Despite an economic slowdown, business-to-business marketplaces are expected to spend up to $80 billion on infrastructure such as technology and services by 2005, analysts say.

Despite an economic slowdown, business-to-business marketplaces are expected to spend up to $80 billion on infrastructure such as technology and services by 2005, analysts say.

That's up from $2.1 billion spent in 2000, according to a report released Thursday by New York-based Jupiter Research, which surveyed about 90 marketplaces.

"We think marketplace development is very high on the lists of CEOs," said Jupiter analyst Mark Harrison. "Even with the economy the way it is, they still realize the efficiencies that can be achieved by marketplaces."

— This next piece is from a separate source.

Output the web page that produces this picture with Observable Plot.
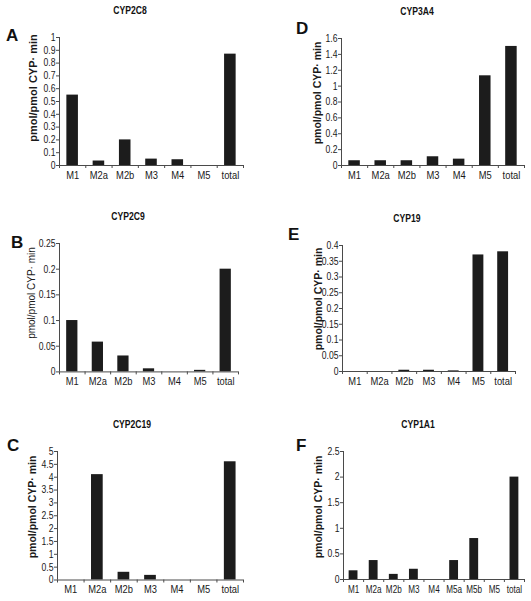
<!DOCTYPE html>
<html><head><meta charset="utf-8">
<script src="https://cdn.jsdelivr.net/npm/d3@7"></script>
<script src="https://cdn.jsdelivr.net/npm/@observablehq/plot@0.6"></script>
<style>
body{margin:0;background:#fff;}
#root{position:relative;width:531px;height:601px;overflow:hidden;font-family:"Liberation Sans",Arial,sans-serif;}
.title{position:absolute;font-weight:bold;font-size:10px;transform:translate(-50%,-50%) scaleX(0.86);white-space:nowrap;color:#111;line-height:1}
.letter{position:absolute;font-weight:bold;font-size:17px;transform:translate(0,-50%);color:#111;line-height:1}
.ylab{position:absolute;transform:translate(-50%,-50%) rotate(-90deg);white-space:nowrap;color:#1a1a1a;line-height:1}
.plot{position:absolute}
</style></head><body><div id="root"></div>
<script>
// ---- data ----
const catsStd = ["M1","M2a","M2b","M3","M4","M5","total"];
const catsF   = ["M1","M2a","M2b","M3","M4","M5a","M5b","M5","total"];
const valsA = [0.55, 0.035, 0.2, 0.05, 0.045, 0, 0.87];     // CYP2C8
const valsB = [0.1, 0.058, 0.031, 0.006, 0, 0.003, 0.2];    // CYP2C9
const valsC = [0, 4.1, 0.3, 0.18, 0, 0, 4.6];               // CYP2C19
const valsD = [0.06, 0.06, 0.06, 0.11, 0.08, 1.13, 1.5];    // CYP3A4
const valsE = [0, 0, 0.004, 0.004, 0.002, 0.37, 0.38];      // CYP19
const valsF = [0.17, 0.37, 0.1, 0.2, 0, 0.37, 0.8, 0, 2.0]; // CYP1A1
const ticksA = [0,0.1,0.2,0.3,0.4,0.5,0.6,0.7,0.8,0.9,1];
const ticksB = [0,0.05,0.1,0.15,0.2,0.25];
const ticksC = [0,0.5,1,1.5,2,2.5,3,3.5,4,4.5,5];
const ticksD = [0,0.2,0.4,0.6,0.8,1,1.2,1.4,1.6];
const ticksE = [0,0.05,0.1,0.15,0.2,0.25,0.3,0.35,0.4];
const ticksF = [0,0.5,1,1.5,2,2.5];
const titles  = ["CYP2C8","CYP2C9","CYP2C19","CYP3A4","CYP19","CYP1A1"];
const letters = ["A","B","C","D","E","F"];
const yLabel = "pmol/pmol CYP· min";

// ---- layout (pixel geometry) ----
const layout = [
  {colX:0,   colW:265, fx1:59,  fx2:243, fy1:37,    fy2:165,   tx:130, ty:10.7, lx:6,   ly:35,  yx:33,  yy:88,  fs:11,   bold:true,  sq:0.85},
  {colX:0,   colW:265, fx1:59,  fx2:238, fy1:243.3, fy2:371.7, tx:128, ty:216.5,lx:11,  ly:242, yx:32,  yy:293, fs:10,   bold:false, sq:0.85},
  {colX:0,   colW:265, fx1:57,  fx2:243, fy1:451,   fy2:579.5, tx:132, ty:425,  lx:7,   ly:445, yx:32,  yy:507, fs:10.5, bold:true,  sq:0.85},
  {colX:265, colW:266, fx1:341, fx2:524, fy1:37.5,  fy2:164.5, tx:417, ty:11.5, lx:296, ly:28,  yx:317, yy:93,  fs:10.5, bold:true,  sq:0.85},
  {colX:265, colW:266, fx1:342, fx2:515, fy1:245,   fy2:371,   tx:407, ty:219,  lx:288, ly:234, yx:318, yy:298.5,fs:10.5, bold:true,  sq:0.85},
  {colX:265, colW:266, fx1:343, fx2:524, fy1:451,   fy2:579,   tx:418, ty:425,  lx:296, ly:445, yx:318, yy:507, fs:10.5, bold:true,  sq:0.74}
];
const panels = [
  {cats:catsStd, vals:valsA, ticks:ticksA},
  {cats:catsStd, vals:valsB, ticks:ticksB},
  {cats:catsStd, vals:valsC, ticks:ticksC},
  {cats:catsStd, vals:valsD, ticks:ticksD},
  {cats:catsStd, vals:valsE, ticks:ticksE},
  {cats:catsF,   vals:valsF, ticks:ticksF}
];

const root = document.getElementById("root");
const fmt = d => String(+d.toFixed(3));
const axisColor = "#4a4a4a";
const textColor = "#1a1a1a";

function squeeze(svg, sel, f) {
  svg.querySelectorAll(sel).forEach(t => {
    const w = t.getComputedTextLength();
    if (w > 0) {
      t.setAttribute("textLength", (w * f).toFixed(2));
      t.setAttribute("lengthAdjust", "spacingAndGlyphs");
    }
  });
}

panels.forEach((p, k) => {
  const L = layout[k];
  const n = p.cats.length;
  const mT = 12, mB = 26;
  const mL = L.fx1 - L.colX, mR = L.colX + L.colW - L.fx2;
  const H = (L.fy2 - L.fy1) + mT + mB;
  const data = p.cats.map((c, i) => ({c, i, v: p.vals[i]}));
  const ymax = p.ticks[p.ticks.length - 1];
  const chart = Plot.plot({
    width: L.colW, height: H,
    marginLeft: mL, marginRight: mR, marginTop: mT, marginBottom: mB,
    x: {domain: [0, n], axis: null},
    y: {domain: [0, ymax], axis: null},
    style: {background: "transparent", fontFamily: "'Liberation Sans', Arial, sans-serif", overflow: "visible", color: textColor},
    marks: [
      Plot.rectY(data, {x1: d => d.i + 0.28, x2: d => d.i + 0.72, y1: 0, y2: "v", fill: "#1c1c1c"}),
      Plot.ruleY([0], {stroke: axisColor}),
      Plot.ruleX([0], {stroke: axisColor}),
      Plot.axisY({ticks: p.ticks, tickSize: 3, tickPadding: 1, tickFormat: fmt, fontSize: 10.5, label: null, stroke: axisColor, fill: textColor}),
      Plot.axisX({ticks: d3.range(n + 1), tickSize: 3, tickFormat: () => "", label: null, stroke: axisColor}),
      Plot.axisX({ticks: p.cats.map((c, i) => i + 0.5), tickSize: 0, tickPadding: 5.5,
        tickFormat: d => p.cats[Math.floor(d)], fontSize: 11, label: null, fill: textColor})
    ]
  });
  const wrap = document.createElement("div");
  wrap.className = "plot";
  wrap.style.left = L.colX + "px";
  wrap.style.top = (L.fy1 - mT) + "px";
  wrap.appendChild(chart);
  root.appendChild(wrap);
  squeeze(chart, 'g[aria-label="y-axis tick label"] text', 0.82);
  squeeze(chart, 'g[aria-label="x-axis tick label"] text', L.sq);

  const t = document.createElement("div");
  t.className = "title"; t.textContent = titles[k];
  t.style.left = L.tx + "px"; t.style.top = L.ty + "px";
  root.appendChild(t);
  const l = document.createElement("div");
  l.className = "letter"; l.textContent = letters[k];
  l.style.left = L.lx + "px"; l.style.top = L.ly + "px";
  root.appendChild(l);
  const y = document.createElement("div");
  y.className = "ylab"; y.textContent = yLabel;
  y.style.left = L.yx + "px"; y.style.top = L.yy + "px";
  y.style.fontSize = L.fs + "px";
  y.style.fontWeight = L.bold ? "bold" : "normal";
  root.appendChild(y);
});
</script>
</body></html>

Virtual marketplaces are Web sites that act as clearinghouses for bulk goods and services in a particular industry. Although competing companies generally cooperate to build the sites, online trade exchanges reduce costs and heighten competition by making the participants more efficient, anaylsts say.

Application service providers and systems integrators will make one-third of the $80.9 billion by 2005, Harrison said.

"Those companies provide the glue that puts together a marketplace between the many businesses involved," he added.

According to the report, the opportunities of technology vendors and service providers will increase substantially as online marketplaces begin to require more than basic transaction software.

The report also suggests that for marketplaces to succeed, they must develop real-time functionality, collaborative applications, and content resources such as search, tracking and pricing capabilities.